Worship the Lord Thy God: The Human Heart's True Object
When Christ rebuked Satan with "Worship the Lord thy God, and him only shalt thou serve" (Matthew 4:10), He answered a fundamental human instinct. Among all earth's creatures, man alone is the worshipper. This capacity to feel after the Divine—latreuo, to serve with religious devotion—distinguishes humanity itself.
History bears witness: sacred groves, mosques, synagogues, temples, churches. Man's nature has never been not to worship; rather, his peril lies in worshipping too many objects. Paganism divided worship across countless deities, fragmenting devotion into powerlessness. Christianity concentrates it entirely upon Adonai, the Lord, unifying the human soul in singular allegiance.
Worship of such a God—the Creator Himself—ennobles the worshipper. The intellect rises, the heart purifies, humanity ascends toward its intended dignity.
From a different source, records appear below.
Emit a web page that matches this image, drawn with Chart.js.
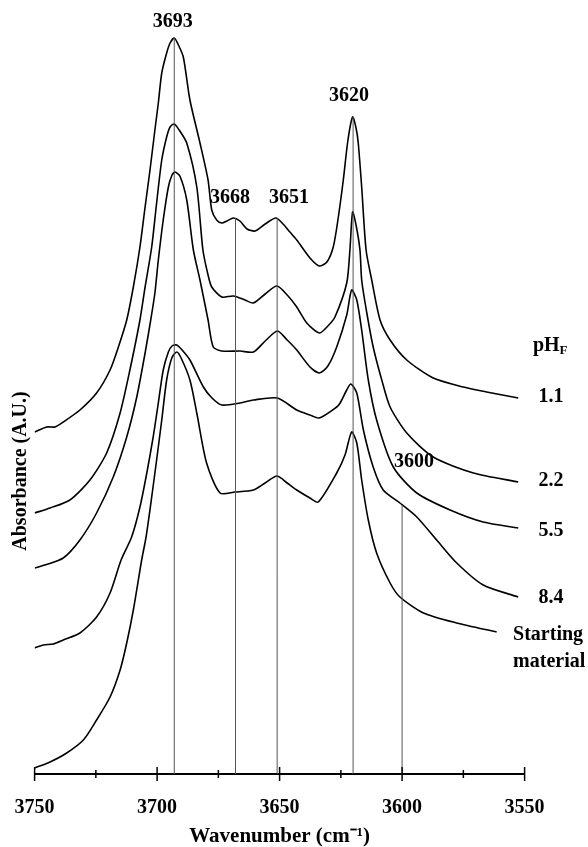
<!DOCTYPE html>
<html>
<head>
<meta charset="utf-8">
<script src="https://cdn.jsdelivr.net/npm/chart.js@4/dist/chart.umd.min.js"></script>
<style>
  html, body { margin: 0; padding: 0; background: #fff; }
  canvas { display: block; }
</style>
</head>
<body>
<canvas id="c" width="588" height="847"></canvas>
<script>
// ---- Data (wavenumber in cm-1, absorbance in arbitrary units, stacked traces) ----
const wn_pH11 = [3750, 3745.1, 3741.7, 3738.3, 3731.5, 3724.7, 3719.2, 3715.8, 3712.4, 3709.7, 3707.0, 3704.9, 3702.9, 3700.9, 3699.5, 3698.1, 3696.1, 3694.7, 3693.0, 3691.5, 3689.3, 3686.6, 3682.5, 3679.2, 3677.7, 3675.7, 3673.6, 3671.5, 3668.9, 3666.2, 3663.3, 3660.0, 3655.9, 3651.5, 3648.6, 3645.8, 3643.0, 3637.6, 3633.8, 3630.7, 3628.1, 3626.2, 3624.0, 3622.1, 3620.2, 3618.8, 3617.9, 3616.5, 3614.7, 3612.4, 3609.0, 3604.9, 3598.1, 3587.3, 3575.0, 3565.5, 3552.6];
const abs_pH11 = [3.42, 3.47, 3.47, 3.52, 3.64, 3.81, 4.04, 4.27, 4.54, 4.87, 5.27, 5.67, 6.04, 6.44, 6.71, 7.01, 7.21, 7.31, 7.36, 7.30, 7.17, 6.74, 6.31, 5.94, 5.64, 5.54, 5.51, 5.53, 5.56, 5.53, 5.45, 5.43, 5.50, 5.56, 5.50, 5.42, 5.34, 5.16, 5.08, 5.12, 5.27, 5.54, 5.94, 6.34, 6.57, 6.46, 6.31, 5.87, 5.24, 4.94, 4.54, 4.34, 4.14, 3.96, 3.87, 3.82, 3.76];

const wn_pH22 = [3750, 3743.7, 3735.6, 3727.4, 3720.6, 3715.1, 3711.1, 3707.0, 3704.9, 3702.2, 3700.2, 3698.1, 3696.1, 3694.7, 3693.0, 3691.0, 3687.9, 3683.8, 3681.3, 3679.2, 3677.7, 3673.6, 3668.9, 3664.1, 3660.7, 3655.9, 3651.1, 3646.9, 3643.0, 3638.9, 3633.8, 3630.3, 3627.4, 3622.6, 3621.3, 3620.2, 3618.8, 3617.2, 3616.5, 3614.4, 3611.8, 3608.3, 3604.9, 3598.1, 3587.3, 3570.9, 3552.6];
const abs_pH22 = [2.61, 2.66, 2.74, 2.94, 3.21, 3.61, 4.04, 4.54, 4.87, 5.27, 5.71, 6.14, 6.37, 6.47, 6.50, 6.44, 6.31, 5.87, 5.24, 4.99, 4.87, 4.77, 4.78, 4.74, 4.71, 4.80, 4.88, 4.79, 4.67, 4.51, 4.41, 4.48, 4.57, 4.91, 5.24, 5.62, 5.49, 5.24, 4.94, 4.61, 4.27, 3.94, 3.67, 3.41, 3.17, 3.01, 2.92];

const wn_pH55 = [3750, 3745.8, 3738.3, 3731.5, 3724.7, 3717.9, 3712.4, 3708.3, 3704.9, 3702.6, 3700.9, 3699.5, 3697.5, 3695.4, 3693.9, 3692.7, 3690.7, 3687.9, 3685.2, 3682.5, 3679.2, 3677.1, 3673.6, 3666.1, 3660.7, 3655.9, 3650.9, 3646.9, 3643.0, 3637.6, 3633.8, 3630.3, 3626.7, 3622.6, 3620.6, 3618.5, 3616.5, 3613.8, 3610.4, 3603.6, 3594.0, 3580.4, 3566.9, 3552.6];
const abs_pH55 = [2.06, 2.09, 2.16, 2.34, 2.61, 2.97, 3.37, 3.77, 4.21, 4.54, 4.81, 5.14, 5.54, 5.87, 5.99, 6.02, 5.98, 5.74, 5.24, 4.94, 4.54, 4.27, 4.23, 4.23, 4.22, 4.33, 4.43, 4.34, 4.24, 4.07, 4.01, 4.08, 4.27, 4.59, 4.84, 4.74, 4.44, 3.94, 3.54, 3.07, 2.81, 2.64, 2.52, 2.46];

const wn_pH84 = [3750, 3746.4, 3742.4, 3738.3, 3731.5, 3724.7, 3719.2, 3714.7, 3710.4, 3707.0, 3704.2, 3701.6, 3699.5, 3697.5, 3695.4, 3693.9, 3692.0, 3689.8, 3686.6, 3681.1, 3677.6, 3673.6, 3666.1, 3660.7, 3650.9, 3643.0, 3637.6, 3633.8, 3626.7, 3625.3, 3622.6, 3620.9, 3618.5, 3615.8, 3611.8, 3607.7, 3600.9, 3594.0, 3585.9, 3577.7, 3566.9, 3552.6];
const abs_pH84 = [1.26, 1.29, 1.30, 1.34, 1.41, 1.57, 1.81, 2.14, 2.37, 2.67, 3.01, 3.37, 3.71, 4.04, 4.22, 4.28, 4.29, 4.24, 4.14, 3.87, 3.76, 3.69, 3.71, 3.74, 3.76, 3.64, 3.59, 3.56, 3.67, 3.71, 3.84, 3.90, 3.81, 3.44, 3.07, 2.84, 2.71, 2.57, 2.34, 2.11, 1.89, 1.77];

const wn_start = [3750, 3743.7, 3736.9, 3730.1, 3724.7, 3719.2, 3715.1, 3712.4, 3709.7, 3706.3, 3704.5, 3702.2, 3700.2, 3698.1, 3696.1, 3694.0, 3692.0, 3690.2, 3686.6, 3683.8, 3679.8, 3674.3, 3668.2, 3660.7, 3655.9, 3651.1, 3646.9, 3643.0, 3637.6, 3634.2, 3626.7, 3623.3, 3620.6, 3618.5, 3616.5, 3613.8, 3610.4, 3604.9, 3600.9, 3591.3, 3577.7, 3561.4];
const abs_start = [0.06, 0.12, 0.21, 0.34, 0.54, 0.77, 1.04, 1.31, 1.64, 2.14, 2.37, 2.77, 3.14, 3.54, 3.94, 4.16, 4.22, 4.16, 3.94, 3.61, 3.11, 2.81, 2.82, 2.84, 2.91, 2.98, 2.91, 2.84, 2.76, 2.72, 3.01, 3.19, 3.42, 3.31, 2.94, 2.54, 2.21, 1.91, 1.77, 1.61, 1.51, 1.42];

// Marked band positions and the height each marker line reaches
const bandWn = [3693, 3668, 3651, 3620, 3600];
const bandTop = [7.36, 5.56, 5.56, 6.57, 2.69];
const bandText = ['3693', '3668', '3651', '3620', '3600'];
const bandTextWn = [3693.6, 3670.2, 3646.2, 3621.7, 3595.1];
const bandTextAbs = [7.52, 5.76, 5.76, 6.78, 3.12];

// Trace names (pH_F values) and where the names sit
const traceNames = ['1.1', '2.2', '5.5', '8.4'];
const traceNameWn = [3539.2, 3539.2, 3539.2, 3539.2];
const traceNameAbs = [3.77, 2.93, 2.43, 1.76];
const startName = ['Starting', 'material'];
const startNameWn = 3554.7;
const startNameAbs = [1.39, 1.12];
const phHeaderWn = 3546.6;
const phHeaderAbs = 4.28;

// x-axis tick values
const majorTicks = [3750, 3700, 3650, 3600, 3550];
const minorTicks = [3725, 3675, 3625, 3575];

// ---- Build datasets ----
const zip = (xs, ys) => xs.map((x, i) => ({ x: x, y: ys[i] }));
const traceStyle = { borderColor: '#000', borderWidth: 1.6, pointRadius: 0, tension: 0.25, fill: false };

const datasets = [];
bandWn.forEach((w, i) => {
  datasets.push({ data: [{ x: w, y: 0 }, { x: w, y: bandTop[i] }], borderColor: '#555', borderWidth: 1, pointRadius: 0, fill: false });
});
[[wn_pH11, abs_pH11], [wn_pH22, abs_pH22], [wn_pH55, abs_pH55], [wn_pH84, abs_pH84], [wn_start, abs_start]].forEach(([w, a]) => {
  datasets.push(Object.assign({ data: zip(w, a) }, traceStyle));
});

const FONT = "'Liberation Serif', 'Times New Roman', serif";

const annotations = {
  id: 'annotations',
  afterDraw(chart) {
    const ctx = chart.ctx;
    const xs = chart.scales.x, ys = chart.scales.y;
    const y0 = ys.getPixelForValue(0);
    ctx.save();
    // tick marks crossing the axis
    ctx.strokeStyle = '#000';
    ctx.lineWidth = 1.5;
    majorTicks.forEach(w => {
      const px = xs.getPixelForValue(w);
      ctx.beginPath(); ctx.moveTo(px, y0 - 7); ctx.lineTo(px, y0 + 7); ctx.stroke();
    });
    minorTicks.forEach(w => {
      const px = xs.getPixelForValue(w);
      ctx.beginPath(); ctx.moveTo(px, y0 - 4); ctx.lineTo(px, y0 + 4); ctx.stroke();
    });

    ctx.fillStyle = '#000';
    ctx.font = 'bold 20px ' + FONT;
    ctx.textAlign = 'center';
    ctx.textBaseline = 'middle';
    bandText.forEach((t, i) => {
      ctx.fillText(t, xs.getPixelForValue(bandTextWn[i]), ys.getPixelForValue(bandTextAbs[i]));
    });
    traceNames.forEach((t, i) => {
      ctx.fillText(t, xs.getPixelForValue(traceNameWn[i]), ys.getPixelForValue(traceNameAbs[i]));
    });
    ctx.textAlign = 'left';
    startName.forEach((t, i) => {
      ctx.fillText(t, xs.getPixelForValue(startNameWn), ys.getPixelForValue(startNameAbs[i]));
    });
    // pH_F header
    const hx = xs.getPixelForValue(phHeaderWn), hy = ys.getPixelForValue(phHeaderAbs);
    ctx.fillText('pH', hx, hy);
    const pw = ctx.measureText('pH').width;
    ctx.font = 'bold 13px ' + FONT;
    ctx.fillText('F', hx + pw, hy + 5);

    // y-axis title
    ctx.font = 'bold 20px ' + FONT;
    ctx.textAlign = 'center';
    ctx.translate(21, ys.getPixelForValue(3.03));
    ctx.rotate(-Math.PI / 2);
    ctx.fillText('Absorbance (A.U.)', 0, 0);
    ctx.restore();
  }
};

new Chart(document.getElementById('c'), {
  type: 'line',
  data: { datasets: datasets },
  options: {
    responsive: false,
    devicePixelRatio: 1,
    animation: false,
    layout: { padding: { left: 34.6, right: 63.4, top: 24, bottom: 0 } },
    plugins: { legend: { display: false }, tooltip: { enabled: false } },
    scales: {
      x: {
        type: 'linear',
        reverse: true,
        min: 3550,
        max: 3750,
        afterFit: (scale) => { scale.height = 73; },
        grid: { display: false, drawTicks: false },
        border: { display: true, color: '#000', width: 2 },
        ticks: {
          stepSize: 50,
          autoSkip: false,
          maxRotation: 0,
          padding: 0,
          color: '#000',
          callback: (v) => String(v),
          font: { family: FONT, size: 20, weight: 'bold', lineHeight: 3.4 }
        },
        title: {
          display: true,
          text: 'Wavenumber (cm\u207B\u00B9)',
          color: '#000',
          font: { family: FONT, size: 21, weight: 'bold', lineHeight: 1 },
          padding: { top: 6, bottom: 0 }
        }
      },
      y: {
        display: false,
        min: 0,
        max: 7.5
      }
    }
  },
  plugins: [annotations]
});
</script>
</body>
</html>
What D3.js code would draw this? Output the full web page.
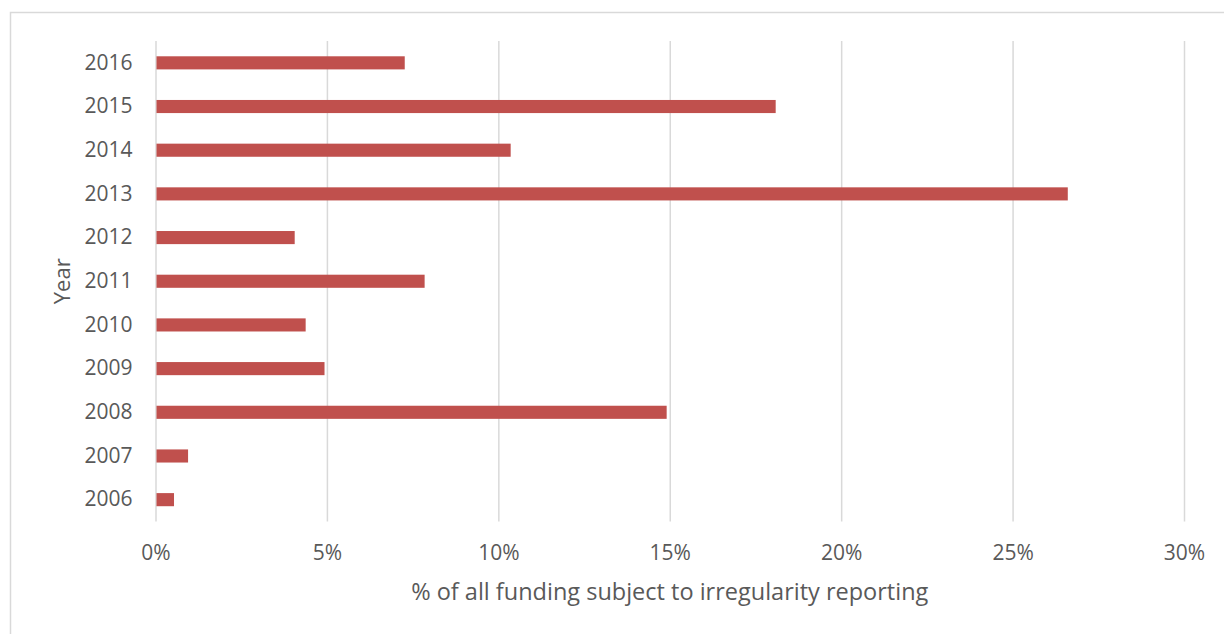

Yet the command permits no rest: "Thou shalt worship" knows no temporal limitation in Scripture, nor in the human heart's capacity for moral aspiration.
Bishop Lancelot Andrewes observed the necessary balance: we must worship with the soul bowed even as the body kneels; we must serve with our whole being, not with our sins or iniquities. The principle remains absolute—"of whomsoever a man is overcome, to him he is in bondage." Satan's temptation offered lesser kingdoms; Christ demands what alone satisfies: undivided worship of Yahweh alone.